Using rough figures, McKenzie said that if a producer uses urea to put down 60 pounds of nitrogen, and ESN is factored at a dime a lb., that’s an added cost of $6 per acre if the producer wants the poly protection.
“If you get an extra six bu. of grain and you can sell at $4 per bu., then you’ve picked up $24 per acre for an investment of only $6 per acre. That’s a good deal.”
McKenzie said the economic benefit of ESN begins to disappear as grain prices and yield benefits go down.
“In my mind, I always like to see a $2 payback for every $1 invested in fertilizer products. So our first economic question is how many extra bushels we need to justify the extra money you have to spend.”
McKenzie said yield is not the only
consideration in trying to make a profit.

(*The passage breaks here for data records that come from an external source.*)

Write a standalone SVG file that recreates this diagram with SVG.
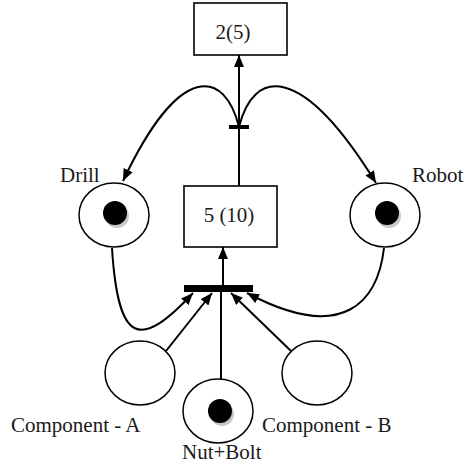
<svg xmlns="http://www.w3.org/2000/svg" width="471" height="466" viewBox="0 0 471 466">
  <style>
    .lbl { font-family: "Liberation Serif", "Times New Roman", serif; font-size: 21px; fill: #1a1a1a; }
    .place { fill: #fff; stroke: #000; stroke-width: 1.5; }
    .box { fill: #fff; stroke: #000; stroke-width: 1.6; }
    .arc { fill: none; stroke: #000; stroke-width: 2; }
    .bar { fill: #000; }
  </style>
  <defs>
    <marker id="head" viewBox="0 0 12 10" refX="12" refY="5" markerWidth="12" markerHeight="10" markerUnits="userSpaceOnUse" orient="auto">
      <path d="M0,0 L12,5 L0,10 Z" fill="#000"/>
    </marker>
    <g id="token">
      <circle cx="2" cy="3" r="12" fill="#c8c8c8"/>
      <circle cx="0" cy="0" r="12" fill="#000"/>
    </g>
  </defs>

  <!-- connectors -->
  <g id="connectors">
    <line class="arc" x1="239" y1="186" x2="239" y2="55" marker-end="url(#head)"/>
    <path class="arc" d="M239,127 C225,70 180,60 123,181" marker-end="url(#head)"/>
    <path class="arc" d="M239,127 C253,70 300,60 376,183" marker-end="url(#head)"/>
    <line class="arc" x1="223" y1="288" x2="223" y2="247" marker-end="url(#head)"/>
    <path class="arc" d="M112,248 C118,345 140,350 193,293" marker-end="url(#head)"/>
    <path class="arc" d="M384,248 C378,300 345,345 247,293" marker-end="url(#head)"/>
    <line class="arc" x1="166" y1="351" x2="212" y2="293" marker-end="url(#head)"/>
    <line class="arc" x1="291" y1="351" x2="231" y2="293" marker-end="url(#head)"/>
    <line class="arc" x1="221" y1="379" x2="221" y2="290"/>
  </g>

  <!-- transitions -->
  <g id="t-top"><rect class="bar" x="229" y="125" width="20" height="4"/></g>
  <g id="t-assembly"><rect class="bar" x="184" y="285" width="69" height="7"/></g>

  <!-- resources -->
  <g id="res-top">
    <rect class="box" x="194" y="3" width="93" height="52"/>
    <text class="lbl" x="233" y="39" text-anchor="middle">2(5)</text>
  </g>
  <g id="res-mid">
    <rect class="box" x="184" y="186" width="93" height="61"/>
    <text class="lbl" x="229" y="222" text-anchor="middle">5 (10)</text>
  </g>

  <!-- places -->
  <g id="drill">
    <ellipse class="place" cx="114" cy="215" rx="35" ry="32"/>
    <use href="#token" x="115" y="213"/>
    <text class="lbl" x="60" y="182">Drill</text>
  </g>
  <g id="robot">
    <ellipse class="place" cx="385" cy="215" rx="35" ry="32"/>
    <use href="#token" x="387" y="213"/>
    <text class="lbl" x="412" y="182">Robot</text>
  </g>
  <g id="component-a">
    <ellipse class="place" cx="140" cy="373" rx="35" ry="32"/>
    <text class="lbl" x="11" y="432">Component - A</text>
  </g>
  <g id="component-b">
    <ellipse class="place" cx="317" cy="373" rx="35" ry="32"/>
    <text class="lbl" x="262" y="432">Component - B</text>
  </g>
  <g id="nut-bolt">
    <ellipse class="place" cx="218" cy="411" rx="35" ry="32"/>
    <use href="#token" x="220" y="411"/>
    <text class="lbl" x="182" y="459">Nut+Bolt</text>
  </g>
</svg>
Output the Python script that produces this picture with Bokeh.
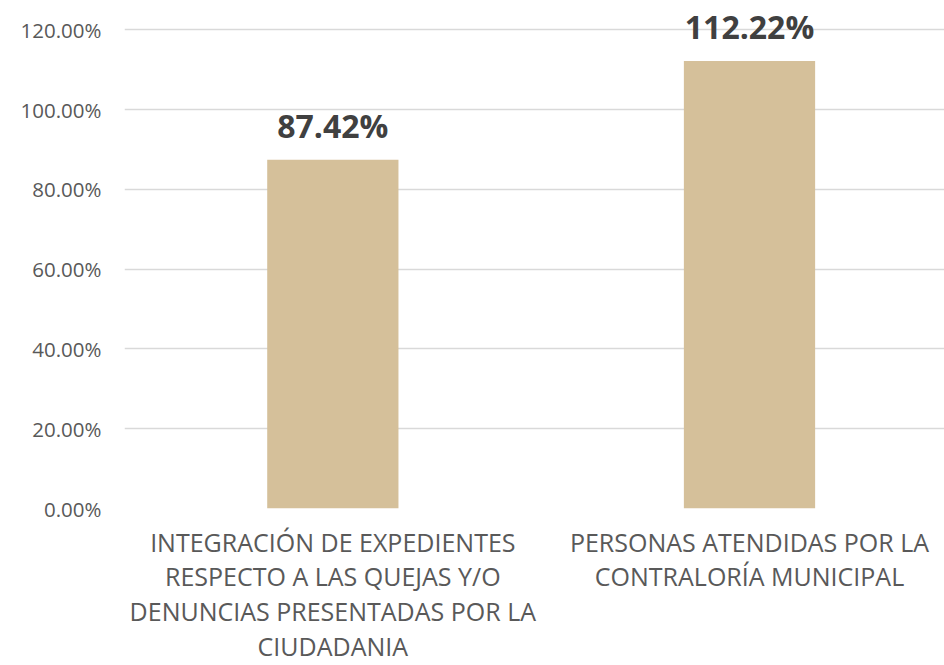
from bokeh.plotting import figure
from bokeh.models import ColumnDataSource, Range1d, FixedTicker
from bokeh.core.properties import value
from bokeh.embed import file_html
from bokeh.resources import INLINE

categories = [
    "INTEGRACIÓN DE EXPEDIENTES\nRESPECTO A LAS QUEJAS Y/O\nDENUNCIAS PRESENTADAS POR LA\nCIUDADANIA",
    "PERSONAS ATENDIDAS POR LA\nCONTRALORÍA MUNICIPAL",
]
values = [87.42, 112.22]
labels = ["87.42%", "112.22%"]
y_ticks = [0, 20, 40, 60, 80, 100, 120]

xs = [i + 0.5 for i in range(len(categories))]
src = ColumnDataSource(dict(x=xs, top=values, label=labels))

p = figure(width=944, height=665, output_backend="svg", toolbar_location=None,
           x_range=Range1d(0, 1.968), y_range=Range1d(0, 127.375),
           min_border_left=124, min_border_right=0, min_border_top=0, min_border_bottom=140)
p.outline_line_color = None
p.background_fill_color = "white"
p.border_fill_color = "white"

p.vbar(x="x", top="top", width=0.315, bottom=0, source=src,
       fill_color="#d5c09a", line_color=None)
p.text(x="x", y="top", text="label", source=src, text_align="center",
       text_baseline="alphabetic", y_offset=-34, text_font=value("Open Sans"),
       text_font_style="bold", text_font_size="32px", text_color="#404040")

p.yaxis.ticker = FixedTicker(ticks=y_ticks)
p.yaxis.major_label_overrides = {t: f"{t:.2f}%" for t in y_ticks}
p.yaxis.axis_line_color = None
p.yaxis.major_tick_line_color = None
p.yaxis.minor_tick_line_color = None
p.yaxis.major_tick_out = 0
p.yaxis.major_tick_in = 0
p.yaxis.minor_tick_out = 0
p.yaxis.major_label_text_font = "Open Sans"
p.yaxis.major_label_text_font_size = "20.5px"
p.yaxis.major_label_text_color = "#595959"
p.yaxis.major_label_standoff = 23

p.xaxis.ticker = FixedTicker(ticks=xs)
p.xaxis.major_label_overrides = {x: c for x, c in zip(xs, categories)}
p.xaxis.axis_line_color = None
p.xaxis.major_tick_line_color = None
p.xaxis.minor_tick_line_color = None
p.xaxis.major_tick_out = 0
p.xaxis.major_tick_in = 0
p.xaxis.minor_tick_out = 0
p.xaxis.major_label_text_font = "Open Sans"
p.xaxis.major_label_text_font_size = "25px"
p.xaxis.major_label_text_color = "#595959"
p.xaxis.major_label_text_line_height = 1.02
p.xaxis.major_label_standoff = 16

p.xgrid.grid_line_color = None
p.ygrid.ticker = FixedTicker(ticks=y_ticks)
p.ygrid.grid_line_color = "#d9d9d9"
p.ygrid.grid_line_width = 1.5

open("out.html", "w").write(file_html(p, INLINE))
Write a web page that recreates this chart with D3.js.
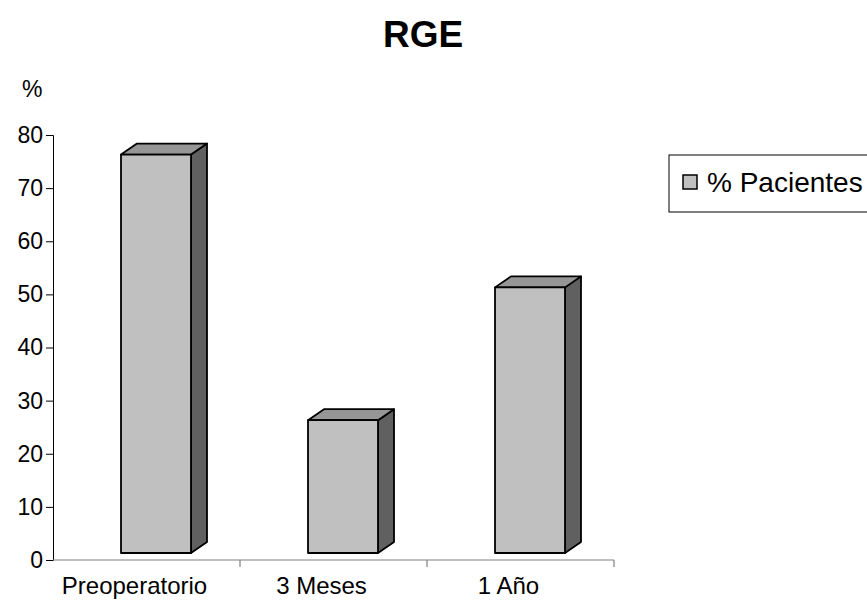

“The big deal in my opinion is that we have found you can put all that high rate nitrogen fertilizer down into the ground with winter wheat and not risk injury to the plants through the germination and emergence process.”
It eliminates the need to broadcast nitrogen in the spring, allowing a producer to focus all his attention on spring seeding and let the winter wheat take care of itself.
“The other economic factor is protein. If you can control the time of the nitrogen release in winter wheat, you should be able to create a protein kick,” McKenzie said.
“The N would have to be released right at the time of heading. All of our N went down in September when we seeded, so I think it was all released before heading and it went into vegetative growth instead of protein.”
He said it should not be a big challenge to change the time-release mechanism of the polymer coating so some nitrogen is released at heading.
Scientists often push their research to the limit because finding a product’s breaking point is the only way to know how good it is. McKenzie thought he was doing just that when he applied 80 lb. per acre of ESN with the winter wheat seed, which should have been enough seed-placed nitrogen to cause a wreck.
“There was no germination problem and no emergence problem with poly coated urea at 90 kilograms per hectare or 80 lb. per acre,” he said.
“In all of our winter wheat work up until now, we could never put more than 30 lb. per acre of urea nitrogen with the seed. If you go over 30 lb., with a 10 percent seed bed utilization, you run considerable risk of crop damage and reduced plant populations going into winter. We saw no crop damage with ESN at 80 lb.
“Agrium doesn’t want to talk much about this until they have more actual field documentation, but if it works this well, it has all kinds of potential for one-pass seeding. Not just winter wheat, but all kinds of crops.”
McKenzie said that as one step in this direction, he is beginning a more intensive study of ESN on spring-seeded barely.